4.      Overview of Permitting and Regulatory Schemes in Major Jurisdictions

  • Dir Machen/Jordanna Thigpen: (Gave overview of Permitting and Regulatory Schemes)
  • Com Heinicke: This is the only city where there is a public permitting process, where the driver can obtain an individual medallion. Then there is the transferability system, franchise system and the geographic system.
  • Tone Lee: The main purpose of Prop K  is to prevent monopolies.
  • Charles Rathbone: The  New York system is complex and successful. 
  • John Lazar: I come from a Pre-K family and it was real property then.  The biggest problem we have today is an exit program.  If we did have transferability it’s a substantial amount of income for the city, it needs to be considered.
  • Adam Millard-Ball: It’s important to think this system is two markets, street market and dispatch market. It’s a question of how how we divide up the pie.  Some of the pie should go to drivers.   

Public Comment:

·         Jim Gillespie: Id like this group to consider transferability, but with this in mind there shouldn’t be any windfall to any current medallion holders.

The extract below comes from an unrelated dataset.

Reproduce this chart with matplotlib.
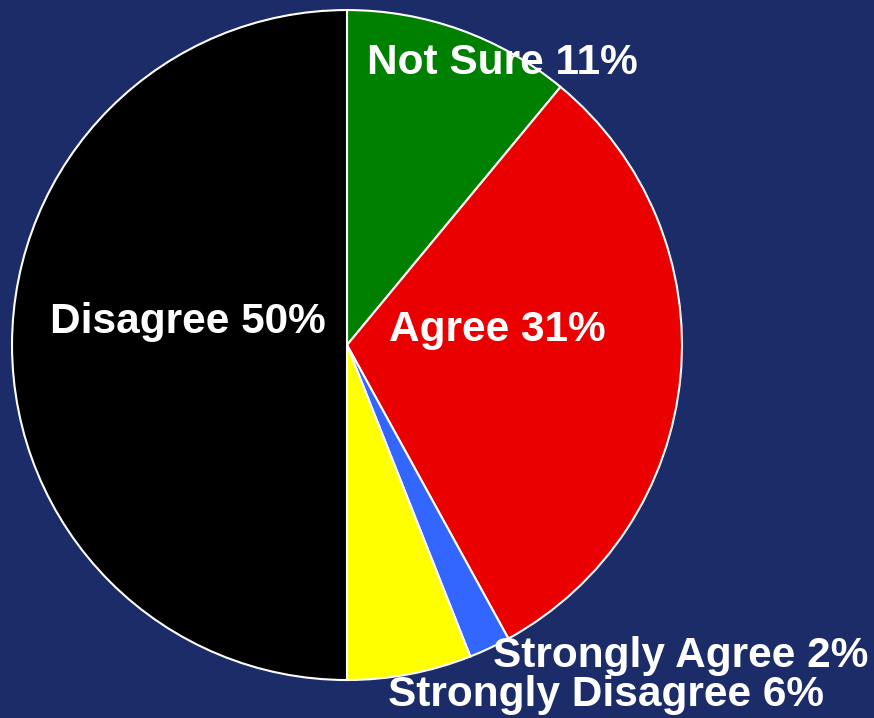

·         Barry Taranto: It’s quite a science to try to compare city to city because San Francisco is unique. We have to first deal with the economics of the industry.  Too many people compare San Francisco to New York.

·         Mark Gruberg: One thing about the New York system is it’s a huge area, San Francisco is a very compact city.  In terms of transferability I’m not a fan of it and I urge you not to be seduced by big numbers.  Measure these proposals against taxi service.